* start Materials provided *

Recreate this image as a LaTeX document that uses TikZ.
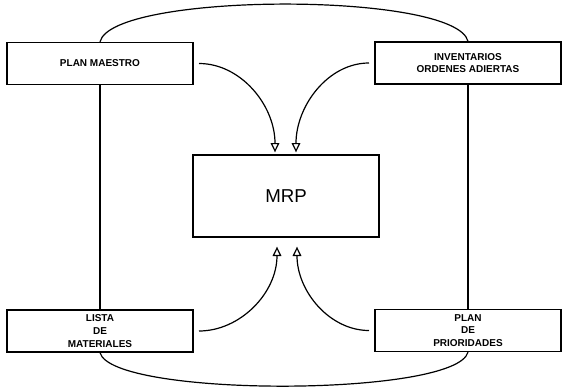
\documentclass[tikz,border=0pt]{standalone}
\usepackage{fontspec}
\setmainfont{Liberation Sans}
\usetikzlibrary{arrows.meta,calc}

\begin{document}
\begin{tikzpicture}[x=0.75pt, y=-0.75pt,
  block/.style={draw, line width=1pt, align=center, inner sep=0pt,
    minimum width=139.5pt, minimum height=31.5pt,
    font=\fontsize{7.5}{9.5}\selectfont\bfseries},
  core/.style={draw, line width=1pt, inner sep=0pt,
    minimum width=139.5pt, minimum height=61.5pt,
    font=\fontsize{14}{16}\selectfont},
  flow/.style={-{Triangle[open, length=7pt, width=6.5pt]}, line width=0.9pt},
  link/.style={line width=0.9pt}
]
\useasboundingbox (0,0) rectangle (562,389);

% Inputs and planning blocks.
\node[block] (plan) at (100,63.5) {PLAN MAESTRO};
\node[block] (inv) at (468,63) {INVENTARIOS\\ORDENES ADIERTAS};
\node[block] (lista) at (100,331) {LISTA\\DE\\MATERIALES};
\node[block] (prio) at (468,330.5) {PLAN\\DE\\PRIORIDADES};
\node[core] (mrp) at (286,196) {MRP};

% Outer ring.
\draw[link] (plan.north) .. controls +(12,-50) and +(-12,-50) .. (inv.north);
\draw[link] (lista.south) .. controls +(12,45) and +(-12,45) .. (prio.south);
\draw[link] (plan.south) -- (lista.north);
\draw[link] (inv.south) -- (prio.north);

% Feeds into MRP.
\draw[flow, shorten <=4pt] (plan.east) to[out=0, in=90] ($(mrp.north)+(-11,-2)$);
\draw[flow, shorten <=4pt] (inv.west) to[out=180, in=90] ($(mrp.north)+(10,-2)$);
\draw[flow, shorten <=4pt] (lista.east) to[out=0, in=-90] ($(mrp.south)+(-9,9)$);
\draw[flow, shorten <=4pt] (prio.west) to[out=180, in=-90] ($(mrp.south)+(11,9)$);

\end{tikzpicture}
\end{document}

* end Materials provided *
* start Materials provided *

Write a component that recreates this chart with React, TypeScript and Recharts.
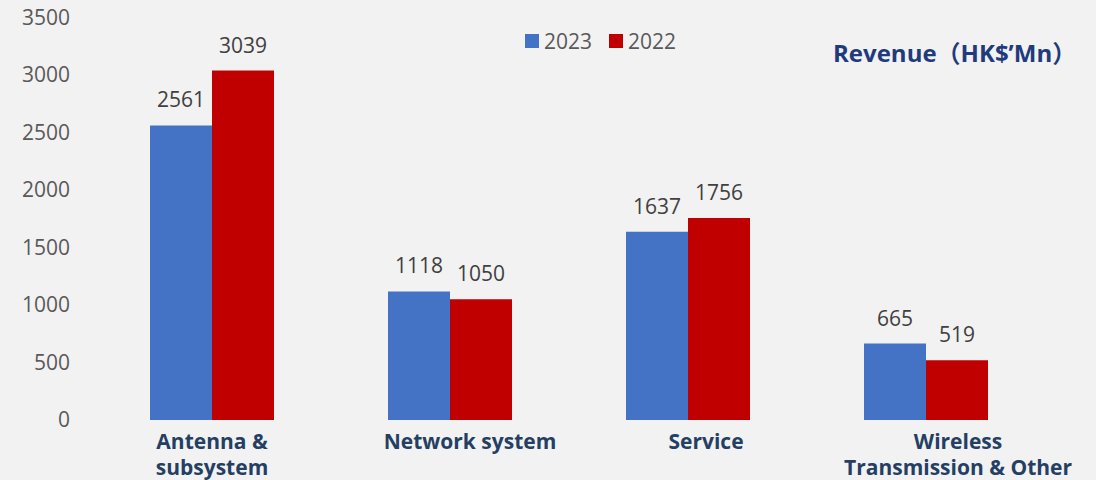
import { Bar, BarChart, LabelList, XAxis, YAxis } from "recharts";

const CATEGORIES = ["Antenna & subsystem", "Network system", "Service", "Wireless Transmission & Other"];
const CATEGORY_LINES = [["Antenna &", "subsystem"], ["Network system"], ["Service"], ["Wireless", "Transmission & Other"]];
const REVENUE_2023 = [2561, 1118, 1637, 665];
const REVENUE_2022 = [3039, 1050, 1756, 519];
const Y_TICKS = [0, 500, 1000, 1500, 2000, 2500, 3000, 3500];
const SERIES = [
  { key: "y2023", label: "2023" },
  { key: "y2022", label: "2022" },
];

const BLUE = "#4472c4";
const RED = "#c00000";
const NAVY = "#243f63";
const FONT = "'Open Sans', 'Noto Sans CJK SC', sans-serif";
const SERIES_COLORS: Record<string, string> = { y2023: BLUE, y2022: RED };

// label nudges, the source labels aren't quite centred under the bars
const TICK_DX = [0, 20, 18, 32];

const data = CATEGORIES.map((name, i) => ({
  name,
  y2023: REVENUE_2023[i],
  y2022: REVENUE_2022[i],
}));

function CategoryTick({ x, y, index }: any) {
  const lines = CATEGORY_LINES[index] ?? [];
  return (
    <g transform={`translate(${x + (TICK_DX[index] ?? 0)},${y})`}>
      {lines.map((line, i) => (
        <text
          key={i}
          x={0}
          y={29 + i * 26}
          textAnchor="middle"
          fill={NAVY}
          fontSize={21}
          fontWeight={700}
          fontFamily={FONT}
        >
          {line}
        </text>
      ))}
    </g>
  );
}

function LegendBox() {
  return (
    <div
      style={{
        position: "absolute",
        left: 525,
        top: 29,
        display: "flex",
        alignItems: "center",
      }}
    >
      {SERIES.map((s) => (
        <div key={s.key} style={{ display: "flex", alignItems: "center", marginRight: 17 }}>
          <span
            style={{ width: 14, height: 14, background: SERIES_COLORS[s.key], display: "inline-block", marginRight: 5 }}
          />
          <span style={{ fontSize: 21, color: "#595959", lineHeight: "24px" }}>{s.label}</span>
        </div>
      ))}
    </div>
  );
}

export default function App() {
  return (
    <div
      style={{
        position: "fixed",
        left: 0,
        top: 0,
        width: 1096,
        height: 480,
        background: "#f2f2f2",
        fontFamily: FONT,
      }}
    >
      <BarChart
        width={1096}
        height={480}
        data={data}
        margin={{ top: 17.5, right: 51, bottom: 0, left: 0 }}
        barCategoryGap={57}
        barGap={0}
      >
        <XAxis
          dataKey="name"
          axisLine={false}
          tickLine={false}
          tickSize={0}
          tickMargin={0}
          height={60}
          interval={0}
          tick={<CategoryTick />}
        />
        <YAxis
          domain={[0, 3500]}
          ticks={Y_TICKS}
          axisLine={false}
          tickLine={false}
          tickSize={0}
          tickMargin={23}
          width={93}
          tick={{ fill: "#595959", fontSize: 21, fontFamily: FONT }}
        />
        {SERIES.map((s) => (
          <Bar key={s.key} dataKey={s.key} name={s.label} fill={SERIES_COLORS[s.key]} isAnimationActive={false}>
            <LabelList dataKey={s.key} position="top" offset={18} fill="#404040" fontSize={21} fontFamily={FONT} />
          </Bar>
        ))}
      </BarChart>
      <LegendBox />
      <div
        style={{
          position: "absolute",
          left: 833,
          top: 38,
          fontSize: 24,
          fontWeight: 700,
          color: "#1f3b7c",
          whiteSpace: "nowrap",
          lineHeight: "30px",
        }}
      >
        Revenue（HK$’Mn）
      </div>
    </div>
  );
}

* end Materials provided *
* start Materials provided *

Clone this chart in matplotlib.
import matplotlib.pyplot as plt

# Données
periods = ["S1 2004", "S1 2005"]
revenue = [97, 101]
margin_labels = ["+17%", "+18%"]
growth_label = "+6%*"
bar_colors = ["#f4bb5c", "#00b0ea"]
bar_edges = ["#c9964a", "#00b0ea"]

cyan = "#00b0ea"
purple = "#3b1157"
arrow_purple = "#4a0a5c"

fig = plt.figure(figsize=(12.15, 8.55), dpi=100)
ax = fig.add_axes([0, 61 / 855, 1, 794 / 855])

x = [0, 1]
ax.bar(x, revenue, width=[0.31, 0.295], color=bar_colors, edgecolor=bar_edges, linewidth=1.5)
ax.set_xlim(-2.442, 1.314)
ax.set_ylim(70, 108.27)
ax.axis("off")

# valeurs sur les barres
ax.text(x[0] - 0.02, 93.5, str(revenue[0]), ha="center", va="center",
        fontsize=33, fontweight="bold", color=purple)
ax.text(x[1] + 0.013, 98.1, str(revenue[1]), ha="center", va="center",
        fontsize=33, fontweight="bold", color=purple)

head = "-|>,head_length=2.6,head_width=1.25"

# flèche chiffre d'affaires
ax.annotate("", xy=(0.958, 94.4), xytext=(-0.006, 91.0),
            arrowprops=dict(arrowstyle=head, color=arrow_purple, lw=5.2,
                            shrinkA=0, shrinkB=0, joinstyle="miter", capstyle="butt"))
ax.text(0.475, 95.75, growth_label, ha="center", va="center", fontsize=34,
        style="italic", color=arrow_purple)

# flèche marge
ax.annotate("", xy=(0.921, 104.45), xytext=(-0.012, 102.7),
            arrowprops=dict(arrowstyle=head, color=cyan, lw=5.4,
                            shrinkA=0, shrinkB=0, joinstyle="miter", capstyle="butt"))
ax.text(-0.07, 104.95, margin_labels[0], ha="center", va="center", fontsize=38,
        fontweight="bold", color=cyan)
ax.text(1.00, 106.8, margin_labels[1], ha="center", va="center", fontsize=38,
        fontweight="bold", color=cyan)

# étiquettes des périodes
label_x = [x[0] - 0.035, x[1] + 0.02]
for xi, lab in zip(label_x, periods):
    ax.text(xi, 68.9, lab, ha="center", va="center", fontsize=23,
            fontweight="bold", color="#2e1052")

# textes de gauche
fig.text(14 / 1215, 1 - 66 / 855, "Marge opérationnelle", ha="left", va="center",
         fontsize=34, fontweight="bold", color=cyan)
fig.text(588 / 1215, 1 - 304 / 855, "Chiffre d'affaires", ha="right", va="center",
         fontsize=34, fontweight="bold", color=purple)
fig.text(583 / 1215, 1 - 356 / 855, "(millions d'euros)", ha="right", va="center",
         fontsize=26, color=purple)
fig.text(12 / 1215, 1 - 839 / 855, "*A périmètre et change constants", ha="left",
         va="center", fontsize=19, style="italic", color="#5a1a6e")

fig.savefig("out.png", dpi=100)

* end Materials provided *

• _Problem details_
Reproduce exactly the run of lines beginning with the one that contains "Recreate this image" and ending with the one that contains "(mrp) at (286,196)". Do not include pictures.

• _Answer for the task_
Recreate this image as a LaTeX document that uses TikZ.
\documentclass[tikz,border=0pt]{standalone}
\usepackage{fontspec}
\setmainfont{Liberation Sans}
\usetikzlibrary{arrows.meta,calc}

\begin{document}
\begin{tikzpicture}[x=0.75pt, y=-0.75pt,
  block/.style={draw, line width=1pt, align=center, inner sep=0pt,
    minimum width=139.5pt, minimum height=31.5pt,
    font=\fontsize{7.5}{9.5}\selectfont\bfseries},
  core/.style={draw, line width=1pt, inner sep=0pt,
    minimum width=139.5pt, minimum height=61.5pt,
    font=\fontsize{14}{16}\selectfont},
  flow/.style={-{Triangle[open, length=7pt, width=6.5pt]}, line width=0.9pt},
  link/.style={line width=0.9pt}
]
\useasboundingbox (0,0) rectangle (562,389);

% Inputs and planning blocks.
\node[block] (plan) at (100,63.5) {PLAN MAESTRO};
\node[block] (inv) at (468,63) {INVENTARIOS\\ORDENES ADIERTAS};
\node[block] (lista) at (100,331) {LISTA\\DE\\MATERIALES};
\node[block] (prio) at (468,330.5) {PLAN\\DE\\PRIORIDADES};
\node[core] (mrp) at (286,196) {MRP};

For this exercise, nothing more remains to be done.